Il rinvio a giudizio per i poliziotti coinvolti nella vicenda è stato deciso dal gup di Perugia solo due anni fa. Ai tre funzionari dell’ambasciata kazaka accusati del sequestro della donna, invece, è stata riconosciuta l’immunità diplomatica. L’ipotesi della procura è che, all’epoca, gli agenti della Mobile ingannarono sia alcuni colleghi dell’Ufficio immigrazione della Capitale, sia i magistrati che diedero il via libera all’espulsione. Non solo: ci sarebbe stata anche la falsificazione dei documenti per velocizzare la procedura: “Mi dissero che dovevo lasciare la bambina a un ucraino che lavorava per noi. Dissi che preferivo portare mia figlia con me. Ci fecero salire su un aereo – aveva raccontato Shalabayeva – senza documenti né passaporto. Era un aereo privato e molto lussuoso. Dopo sei ore di volo atterrammo ad Astana”.

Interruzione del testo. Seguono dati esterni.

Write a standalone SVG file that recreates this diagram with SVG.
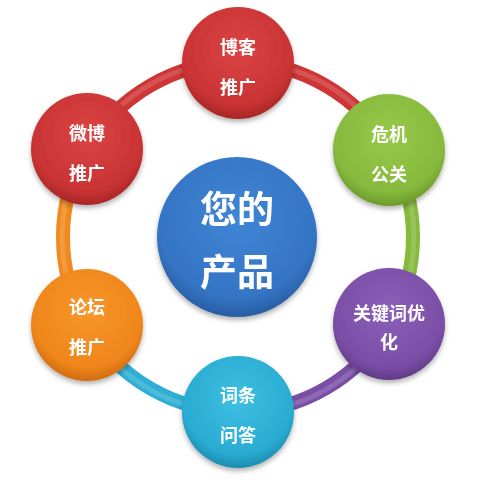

Uno degli agenti coinvolti nel processo è quello di Cortese, prima ex capo della Mobile di Roma e ora questore di Palermo. Un nome legato da anni alla Sicilia: c’era lui a capo della sezione catturandi l’11 aprile 2006, quando fu catturato il superboss Bernando Provenzano. Con i suoi uomini, ha scovato anche ricercati del calibro di Gaspare Spatuzza, Enzo e Giovanni Brusca, Pietro Aglieri, Benedetto Spera e Salvatore Grigoli. Al termine di otto ore di requisitoria, il pm ha chiesto invece l’assoluzione dal reato principale di sequestro di persona del giudice di pace che si occupò del caso, Stefania Lavore, e del poliziotto Stefano Leoni che era in servizio all’Ufficio immigrazione. Per loro il magistrato ha sollecitato la condanna rispettivamente a un anno e 15 giorni e un anno di reclusione. Chiesti inoltre un anno, due mesi e 15 giorni per Luca Armeni e un anno, dieci mesi e 15 giorni per Francesco Stampacchia, entrambi funzionari della squadra mobile, e un anno e cinque mesi per Vincenzo Tramma, altro agente dell’ufficio immigrazione. Per tutti gli imputati il magistrato ha chiesto la concessione delle attenuanti generiche e l’assoluzione per alcuni dei capi d’imputazione contestati.